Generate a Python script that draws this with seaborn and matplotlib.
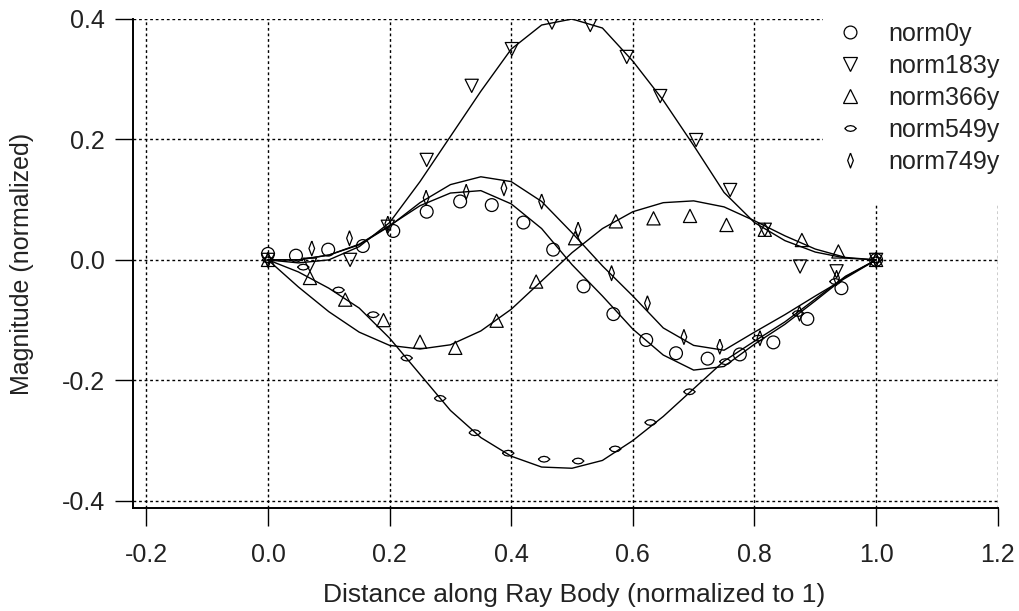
import matplotlib
matplotlib.use("Agg")
import matplotlib.pyplot as plt
from matplotlib.lines import Line2D
from matplotlib.patches import Rectangle
import seaborn as sns
import pandas as pd

sns.set_theme(style="white")
plt.rcParams['font.family'] = ['Arial', 'Liberation Sans', 'DejaVu Sans']

# ---------------- data ----------------
series_names = ["norm0y", "norm183y", "norm366y", "norm549y", "norm749y"]

x_0y = [0.0, 0.046, 0.099, 0.156, 0.206, 0.261, 0.316, 0.368, 0.420, 0.469,
        0.519, 0.568, 0.622, 0.671, 0.723, 0.776, 0.831, 0.887, 0.943, 1.0]
y_0y = [0.010, 0.007, 0.017, 0.023, 0.048, 0.080, 0.097, 0.091, 0.062, 0.017,
        -0.044, -0.090, -0.133, -0.155, -0.164, -0.157, -0.137, -0.098, -0.047, 0.0]

x_183y = [0.0, 0.069, 0.135, 0.197, 0.261, 0.335, 0.401, 0.467, 0.530, 0.590,
          0.645, 0.704, 0.760, 0.817, 0.875, 0.935, 1.0]
y_183y = [0.0, -0.008, 0.0, 0.055, 0.166, 0.289, 0.350, 0.394, 0.390, 0.337,
          0.272, 0.199, 0.116, 0.050, -0.011, -0.019, 0.0]

x_366y = [0.0, 0.069, 0.127, 0.190, 0.250, 0.308, 0.376, 0.441, 0.505, 0.572,
          0.634, 0.694, 0.754, 0.817, 0.878, 0.938, 1.0]
y_366y = [0.0, -0.030, -0.066, -0.100, -0.136, -0.146, -0.101, -0.036, 0.036, 0.064,
          0.069, 0.073, 0.058, 0.050, 0.033, 0.014, 0.0]

x_549y = [0.0, 0.058, 0.116, 0.173, 0.228, 0.283, 0.340, 0.395, 0.454, 0.510,
          0.571, 0.629, 0.693, 0.752, 0.806, 0.872, 0.933, 1.0]
y_549y = [0.0, -0.012, -0.050, -0.091, -0.163, -0.230, -0.287, -0.321, -0.331, -0.334,
          -0.314, -0.270, -0.219, -0.169, -0.130, -0.089, -0.036, 0.0]

x_749y = [0.0, 0.072, 0.134, 0.197, 0.260, 0.326, 0.388, 0.450, 0.510, 0.565,
          0.624, 0.684, 0.743, 0.809, 0.874, 0.935, 1.0]
y_749y = [0.0, 0.019, 0.036, 0.060, 0.103, 0.113, 0.119, 0.097, 0.050, -0.022,
          -0.072, -0.128, -0.144, -0.130, -0.089, -0.030, 0.0]

# fitted curves, sampled every 0.05
x_fit = [0.0, 0.05, 0.10, 0.15, 0.20, 0.25, 0.30, 0.35, 0.40, 0.45, 0.50,
         0.55, 0.60, 0.65, 0.70, 0.75, 0.80, 0.85, 0.90, 0.95, 1.0]
fit_0y = [0.0, 0.0, 0.008, 0.026, 0.057, 0.090, 0.111, 0.115, 0.093, 0.052, -0.008,
          -0.060, -0.115, -0.158, -0.183, -0.177, -0.140, -0.107, -0.068, -0.028, 0.0]
fit_183y = [0.0, -0.005, 0.0, 0.022, 0.062, 0.130, 0.205, 0.280, 0.350, 0.390, 0.400,
            0.385, 0.330, 0.265, 0.190, 0.112, 0.062, 0.032, 0.013, 0.003, 0.0]
fit_366y = [0.0, -0.045, -0.086, -0.120, -0.142, -0.148, -0.141, -0.118, -0.082, -0.035, 0.012,
            0.052, 0.080, 0.095, 0.098, 0.088, 0.065, 0.040, 0.018, 0.004, 0.0]
fit_549y = [0.0, -0.020, -0.047, -0.080, -0.130, -0.190, -0.250, -0.295, -0.326, -0.344, -0.346,
            -0.333, -0.300, -0.260, -0.214, -0.168, -0.135, -0.103, -0.065, -0.027, 0.0]
fit_749y = [0.0, 0.0, 0.008, 0.025, 0.056, 0.095, 0.125, 0.138, 0.130, 0.097, 0.045,
            -0.010, -0.060, -0.113, -0.142, -0.150, -0.120, -0.091, -0.060, -0.030, 0.0]

x_ticks = [-0.2, 0.0, 0.2, 0.4, 0.6, 0.8, 1.0, 1.2]
x_tick_labels = ["-0.2", "0.0", "0.2", "0.4", "0.6", "0.8", "1.0", "1.2"]
y_ticks = [-0.4, -0.2, 0.0, 0.2, 0.4]
y_tick_labels = ["-0.4", "-0.2", "0.0", "0.2", "0.4"]

# ---------------- styling ----------------
eye_marker = [(-1.0, 0.0), (-0.55, 0.38), (0.0, 0.5), (0.55, 0.38), (1.0, 0.0),
              (0.55, -0.38), (0.0, -0.5), (-0.55, -0.38), (-1.0, 0.0)]
thin_diamond = [(0.0, 1.0), (0.38, 0.0), (0.0, -1.0), (-0.38, 0.0), (0.0, 1.0)]

markers = {"norm0y": "o", "norm183y": "v", "norm366y": "^",
           "norm549y": eye_marker, "norm749y": thin_diamond}
sizes = {"norm0y": 85, "norm183y": 90, "norm366y": 90, "norm549y": 70, "norm749y": 115}

pts = {"norm0y": (x_0y, y_0y), "norm183y": (x_183y, y_183y), "norm366y": (x_366y, y_366y),
       "norm549y": (x_549y, y_549y), "norm749y": (x_749y, y_749y)}
fits = {"norm0y": fit_0y, "norm183y": fit_183y, "norm366y": fit_366y,
        "norm549y": fit_549y, "norm749y": fit_749y}

TXT = "#222222"
FS = 18

fig = plt.figure(figsize=(10.19, 6.11), dpi=100)
ax_w = (997.7 - 133) / 1019
ax_h = (508 - 19) / 611
ax = fig.add_axes([133 / 1019, 103 / 611, ax_w, ax_h])

for name in series_names:
    dfl = pd.DataFrame({"x": x_fit, "y": fits[name]})
    sns.lineplot(data=dfl, x="x", y="y", ax=ax, color="black", linewidth=1.0,
                 estimator=None, sort=False, zorder=2)

for name in series_names:
    xs, ys = pts[name]
    dfp = pd.DataFrame({"x": xs, "y": ys})
    sns.scatterplot(data=dfp, x="x", y="y", ax=ax, marker=markers[name], s=sizes[name],
                    facecolor="none", edgecolor="black", linewidth=0.9, zorder=3)
for coll in ax.collections:
    coll.set_facecolor("none")
    coll.set_edgecolor("black")

ax.set_xlim(-0.222, 1.2)
ax.set_ylim(-0.412, 0.4)
ax.set_xticks(x_ticks)
ax.set_xticklabels(x_tick_labels)
ax.set_yticks(y_ticks)
ax.set_yticklabels(y_tick_labels)

ax.grid(True, color="black", linestyle=(0, (2, 2)), linewidth=1.0)
ax.set_axisbelow(True)

for side in ["top", "right"]:
    ax.spines[side].set_visible(False)
for side in ["left", "bottom"]:
    ax.spines[side].set_color("black")
    ax.spines[side].set_linewidth(1.4)

ax.tick_params(axis="both", direction="out", length=13, width=1.0, color="black",
               labelsize=FS, labelcolor=TXT)
ax.tick_params(axis="x", pad=12, bottom=True)
ax.tick_params(axis="y", pad=7, left=True)

ax.set_xlabel("Distance along Ray Body (normalized to 1)", fontsize=FS + 1, color=TXT, va="center")
ax.xaxis.set_label_coords((574 - 133) / (997.7 - 133), -(595 - 508) / (508 - 19))
ax.set_ylabel("Magnitude (normalized)", fontsize=FS, color=TXT, va="center")
ax.yaxis.set_label_coords((22 - 133) / (997.7 - 133), 0.5)

# white block behind the legend (hides grid lines there)
ax.add_patch(Rectangle((823 / 1019, 1 - 205 / 611), 1 - 823 / 1019, 205 / 611,
                       transform=fig.transFigure, facecolor="white", edgecolor="none",
                       zorder=1.5, clip_on=False))

handles = [Line2D([], [], linestyle="none", marker=markers[n], markersize=(sizes[n]) ** 0.5,
                  markerfacecolor="none", markeredgecolor="black", markeredgewidth=0.9)
           for n in series_names]
leg = ax.legend(handles, series_names, loc="upper left",
                bbox_to_anchor=(837.5 / 1019, 1 - 22 / 611), bbox_transform=fig.transFigure,
                frameon=False, fontsize=FS, handlelength=1.0, handletextpad=1.02,
                labelspacing=0.32, borderpad=0.0, borderaxespad=0.0)
for t in leg.get_texts():
    t.set_color(TXT)
leg.set_zorder(6)

fig.savefig("out.png", dpi=100)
☆ ☆ ☆
DIRECTIONS FOR THIS TASK: Skip the pictures, please, and transcribe only the lines from the beginning of the material through the one that contains "0.272, 0.199, 0.116, 0.050, -0.011, -0.019, 0.0]".

ANSWER TO THIS PROBLEM:
Generate a Python script that draws this with seaborn and matplotlib.
import matplotlib
matplotlib.use("Agg")
import matplotlib.pyplot as plt
from matplotlib.lines import Line2D
from matplotlib.patches import Rectangle
import seaborn as sns
import pandas as pd

sns.set_theme(style="white")
plt.rcParams['font.family'] = ['Arial', 'Liberation Sans', 'DejaVu Sans']

# ---------------- data ----------------
series_names = ["norm0y", "norm183y", "norm366y", "norm549y", "norm749y"]

x_0y = [0.0, 0.046, 0.099, 0.156, 0.206, 0.261, 0.316, 0.368, 0.420, 0.469,
        0.519, 0.568, 0.622, 0.671, 0.723, 0.776, 0.831, 0.887, 0.943, 1.0]
y_0y = [0.010, 0.007, 0.017, 0.023, 0.048, 0.080, 0.097, 0.091, 0.062, 0.017,
        -0.044, -0.090, -0.133, -0.155, -0.164, -0.157, -0.137, -0.098, -0.047, 0.0]

x_183y = [0.0, 0.069, 0.135, 0.197, 0.261, 0.335, 0.401, 0.467, 0.530, 0.590,
          0.645, 0.704, 0.760, 0.817, 0.875, 0.935, 1.0]
y_183y = [0.0, -0.008, 0.0, 0.055, 0.166, 0.289, 0.350, 0.394, 0.390, 0.337,
          0.272, 0.199, 0.116, 0.050, -0.011, -0.019, 0.0]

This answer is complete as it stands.